Virginie Bovie
From Wikipedia, the free encyclopedia
ca. 1821
Virginie Bovie | |
|---|---|
| Born | Virginie Bovie ca. 1821 Brussels, Belgium |
| Died | ca. 1888 |
Virginie Bovie (1821–1888), full name Joséphine-Louise-Virginie Bovie, was a Belgian painter and arts patron. In 1870, she was described as "well known",[1] but she has fallen into neglect in the 20th and early 21st centuries and only seven of her more than 200 works have been located.[2]
Bovie was born in Brussels and studied drawing first under Frans-Karel Deweirdt (1799–1855) before becoming part of the painting atelier of Antoine Wiertz (1806–1865), whose "megalomanic conceptions" she is said to have picked up.[3] From 1850 forward, she regularly exhibited her works at the annual salons of Brussels, Antwerp, and Ghent.[4] These were historical and allegorical scenes, portraits or genre pieces.[5] By the time she was 30, Bovie had executed two large-scale paintings for her parish church.[6]
She began a tour of Italy in 1855 with her older sister, Louise Bovie, a writer whose collected stories were published posthumously in 1870.[7] Of the 300 Belgian painters, sculptors, engravers, and architects who traveled to Italy to study during the period 1830–1914, only five are thought to have been women; Bovie is one of three whose presence there is attested with certainty. She visited Rome, Florence, Naples, and Venice, obtaining permission to copy paintings in the galleries of Florence[8] as she did later in Paris at the Louvre, where in 1858 she reproduced The Raft of the Medusa by Théodore Géricault.[9] Bovie painted several works on canvas drawing on Italian subject matter, including Neapolitan Woman with Child (1857),[10] and exhibited some of these at the 1866 salon in Brussels and the 1879 salon in Antwerp.[11]

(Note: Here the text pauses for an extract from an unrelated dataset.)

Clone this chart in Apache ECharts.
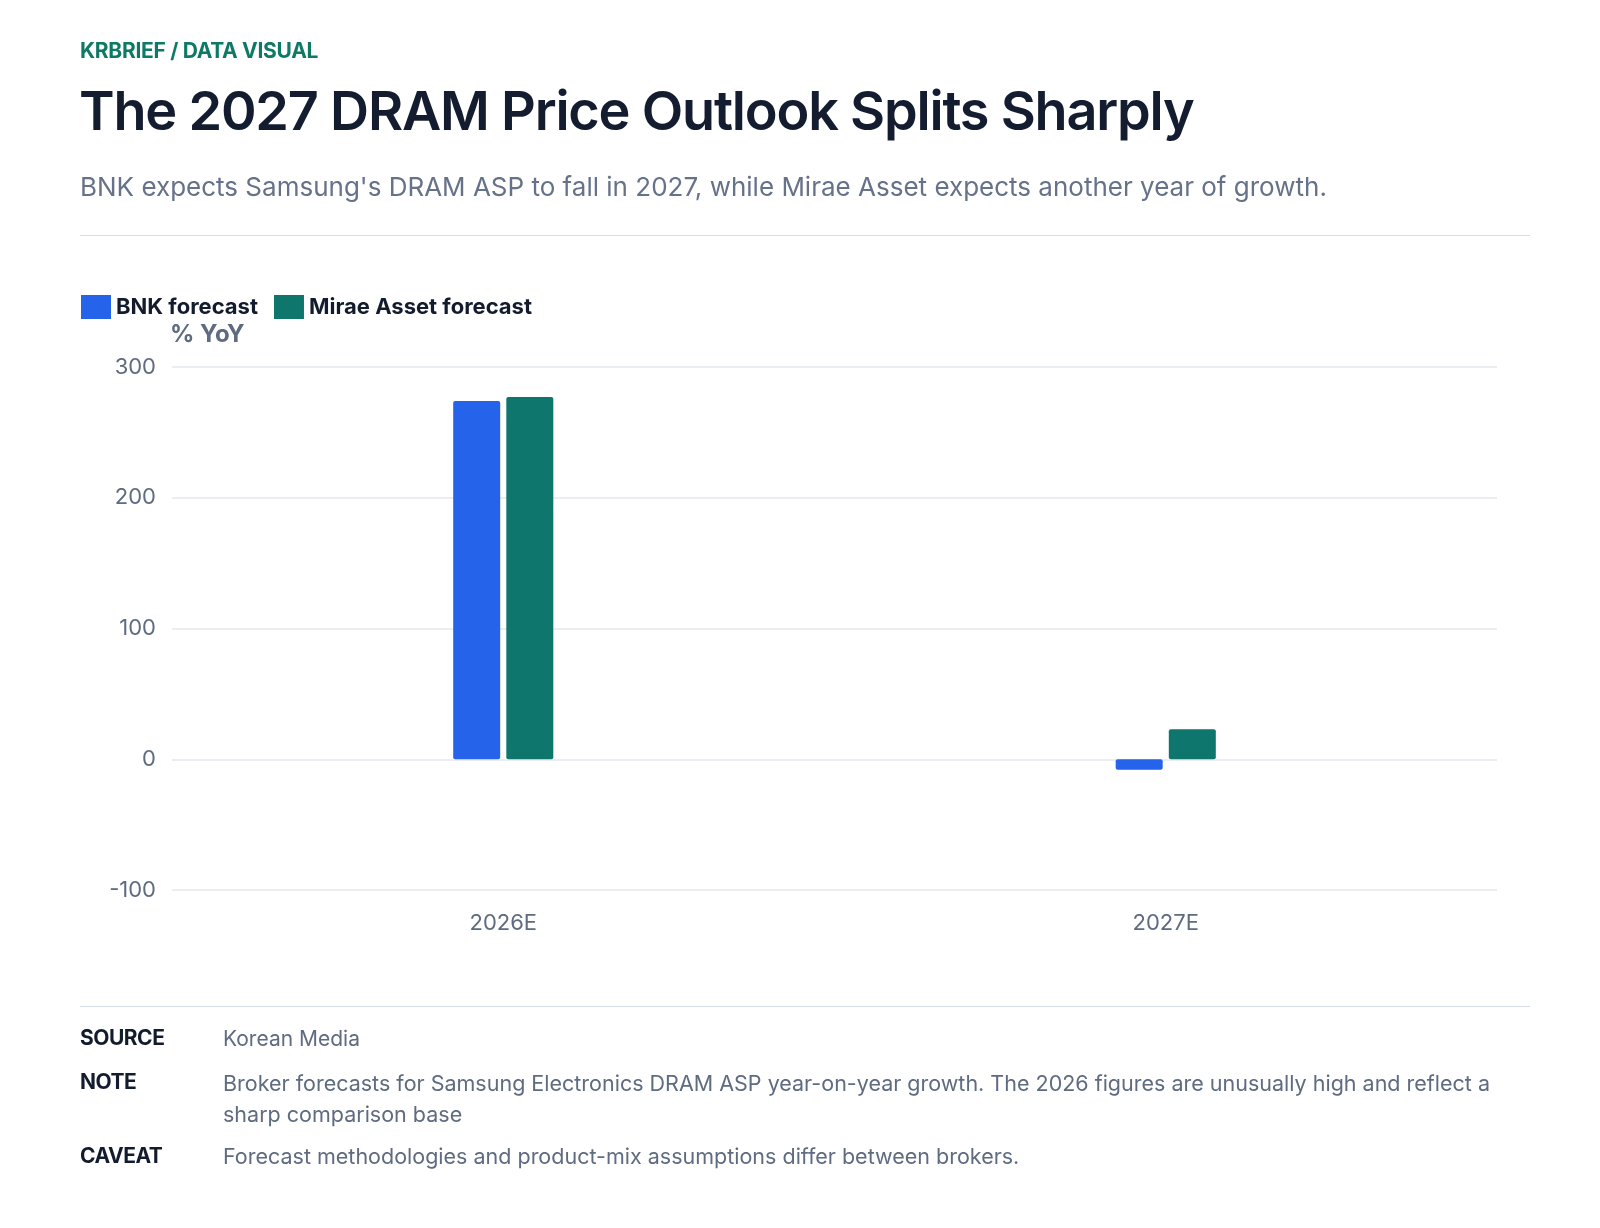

Her father was a rentier capitalist, and Bovie was able to remain financially independent and unmarried throughout her life. She lived in Saint-Josse-ten-Noode and Ixelles, suburbs of Brussels that were favored by artists. She built a grand maison at 208 rue de Trône, Ixelles, and had Musée Bovie carved into one of the foundation stones. She lived there for many years with Louise, who also never married, and used the house as exhibition space. Her cousin Félix Bovie, a painter, and the sculptor Antoine-Félix Bouré also showed their works there.[12] In an 1873 English-language guide describing a six-day walking tour of Brussels, the Musée Bovie was noted as near the Musée Wiertz.[13]
Bovie persisted with history painting at a time when it had become unfashionable,[14] but her subject matter shows great variety. Her economic and personal independence enabled her to focus her energies on her career as a painter. The art historian Anne-Marie ten Bokum has conjectured that Bovie was a lesbian.[15]
Virginie and Louise had a third sister, Hortence or Hortense, who married François-Joachim-Alexandre Rouen and appears to have outlived him and both her sisters.[16]
Upon Bovie's death, the state declined the bequest of her musée and allowed its contents to be auctioned off.[17] A catalogue for the auction, held in February 1889, was compiled by Jules de Brauwere.[18]